We left the alternative-reality-bubble-of-excess of the cruise ship four times to make quick swipes around tropical islands: Dominica (my favorite), Barbados, St. Lucia, and Martinique. Reentry into ordinary life was rugged. Harsh, as my friend Laurie noted as we spent nearly 18 butt-numbing hours traveling from Puerto Rico back to Oregon. Traveling away from powdery white sand, azure bathtub ocean water and round-the-clock world-class entertainment. Back to......well, what is it we have here? The first few days were unseasonably warm and sunny and we harvested some surprise tomatoes. But now reality has descended and it is definitely dreary fall/winter. I will hang onto that great moment drifting in the swimming-pool colored Caribbean trying to keep my rum drink from taking the sea.
Yes, that's the Caribbean, not a swimming pool, and my rum drink remained saltwater-free.
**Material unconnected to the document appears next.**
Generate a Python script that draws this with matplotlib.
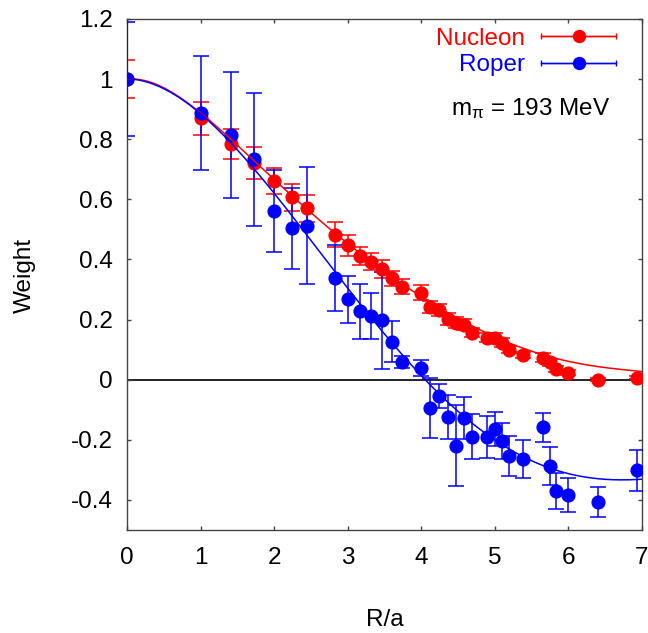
import numpy as np
import matplotlib
matplotlib.use('Agg')
import matplotlib.pyplot as plt
from matplotlib.container import ErrorbarContainer
from matplotlib.legend_handler import HandlerErrorbar

plt.rcParams['font.family'] = ['Liberation Sans', 'DejaVu Sans']
plt.rcParams['mathtext.fontset'] = 'custom'
plt.rcParams['mathtext.rm'] = 'Liberation Sans'
plt.rcParams['mathtext.it'] = 'Liberation Sans'

# lattice distances R/a
R = [0.0, 1.0, 1.414, 1.732, 2.0, 2.236, 2.449, 2.828, 3.0, 3.162, 3.317, 3.464,
     3.606, 3.742, 4.0, 4.123, 4.243, 4.359, 4.472, 4.583, 4.690, 4.899, 5.0,
     5.099, 5.196, 5.385, 5.657, 5.745, 5.831, 6.0, 6.403, 6.928]

nucleon = [1.0, 0.87, 0.785, 0.72, 0.66, 0.607, 0.57, 0.483, 0.447, 0.41,
           0.393, 0.367, 0.337, 0.31, 0.29, 0.243, 0.233, 0.203, 0.19, 0.183,
           0.157, 0.14, 0.14, 0.123, 0.10, 0.083, 0.073, 0.058, 0.037, 0.023,
           0.0, 0.007]
nucleon_err = [0.062, 0.055, 0.05, 0.053, 0.043, 0.045, 0.045, 0.04, 0.035, 0.03,
               0.028, 0.03, 0.025, 0.025, 0.025, 0.02, 0.02, 0.02, 0.018, 0.018,
               0.015, 0.015, 0.015, 0.015, 0.012, 0.01, 0.015, 0.012, 0.01, 0.008,
               0.005, 0.005]

roper = [1.0, 0.886, 0.813, 0.733, 0.561, 0.504, 0.513, 0.339, 0.267, 0.227,
         0.211, 0.197, 0.127, 0.058, 0.04, -0.094, -0.053, -0.124, -0.219, -0.127,
         -0.189, -0.192, -0.164, -0.203, -0.253, -0.264, -0.159, -0.287, -0.37, -0.383,
         -0.406, -0.302]
roper_err = [0.19, 0.19, 0.21, 0.22, 0.135, 0.135, 0.195, 0.11, 0.078, 0.092,
             0.077, 0.16, 0.068, 0.02, 0.027, 0.1, 0.04, 0.073, 0.136, 0.07,
             0.075, 0.07, 0.058, 0.06, 0.067, 0.062, 0.048, 0.064, 0.06, 0.057,
             0.05, 0.067]

# fit curves
fit_r = [0, 0.5, 1, 1.5, 2, 2.5, 3, 3.5, 4, 4.5, 5, 5.5, 6, 6.5, 7]
nucleon_fit = [1.0, 0.97, 0.887, 0.785, 0.66, 0.56, 0.45, 0.36, 0.278, 0.205,
               0.14, 0.095, 0.062, 0.04, 0.027]
roper_fit = [1.0, 0.97, 0.885, 0.77, 0.60, 0.475, 0.315, 0.155, -0.005, -0.105,
             -0.192, -0.268, -0.315, -0.333, -0.33]

FS = 17.5

fig = plt.figure(figsize=(6.48, 6.33), dpi=100)
ax = fig.add_axes([127 / 648, 1 - 530 / 633, 515 / 648, 511 / 633])

ax.axhline(0, color='black', lw=1.2, zorder=1)

rr = np.linspace(0, 7, 300)
series = [(nucleon, nucleon_err, nucleon_fit, 'red', 'Nucleon'),
          (roper, roper_err, roper_fit, 'blue', 'Roper')]
handles = []
for vals, errs, fit, col, lab in series:
    ax.errorbar(R, vals, yerr=errs, fmt='o', color=col, ms=9.2, elinewidth=1.1,
                capsize=5.7, capthick=1.1, zorder=3)
    coef = np.polyfit(fit_r, fit, 6)
    ax.plot(rr, np.polyval(coef, rr), color=col, lw=1.1, zorder=4)
    h = ax.errorbar([np.nan], [np.nan], xerr=[np.nan], fmt='-o', color=col, ms=8.6,
                    elinewidth=1.0, lw=1.0, capsize=2.5, label=lab)
    handles.append(h)

leg = ax.legend(handles=handles, loc='upper right', bbox_to_anchor=(0.95, 0.983),
                frameon=False, markerfirst=False, labelcolor='linecolor', fontsize=FS,
                handlelength=3.1, handletextpad=0.65, labelspacing=0.18,
                borderpad=0, borderaxespad=0,
                handler_map={ErrorbarContainer: HandlerErrorbar(xerr_size=1.55)})

ax.text(0.938, 0.812, r'm$_{\pi}$ = 193 MeV', transform=ax.transAxes,
        ha='right', va='baseline', fontsize=FS)

ax.set_xlim(0, 7)
ax.set_ylim(-0.5, 1.2)
ax.set_xticks(range(0, 8))
ax.set_yticks([-0.4, -0.2, 0, 0.2, 0.4, 0.6, 0.8, 1, 1.2])
ax.set_yticklabels(['-0.4', '-0.2', '0', '0.2', '0.4', '0.6', '0.8', '1', '1.2'])
ax.tick_params(direction='in', length=3.2, width=1, top=True, right=True,
               labelsize=FS, color='#444444')
ax.tick_params(axis='x', pad=12)
ax.tick_params(axis='y', pad=10.5)
for s in ax.spines.values():
    s.set_linewidth(1)
    s.set_color('#444444')

fig.text(25 / 648, 1 - 275 / 633, 'Weight', rotation=90, ha='center', va='center', fontsize=FS)
fig.text(385 / 648, 1 - 620 / 633, 'R/a', ha='center', va='center', fontsize=FS)

fig.savefig('out.png', dpi=100)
I will also cherish moments such as this: http://www.youtube.com/watch?v=IPZWOigBmG0, when the female musicians on board absolutely kicked it. That was one of the best spontaneous performances I have ever seen.

And now. Back to every day. What's up here in Ordinary Life? This afternoon I played Skip Bo with my 96-year-old mom and other ancients at her assisted-living place,where I visit almost daily. Rotary projects include boosting membership. Women's Crisis Support Team Circle of Friends online newsletter writing is in my immediate future. Fall/winter gardening continues. Thanksgiving plans are coming together.

Ahhhh, Thanksgiving. A cherished time with friends and family and an opportunity to  officially thank the Universe for blessings great and small. Going on the Blues Cruise? Definitely on the "worthy of  gratitude" list.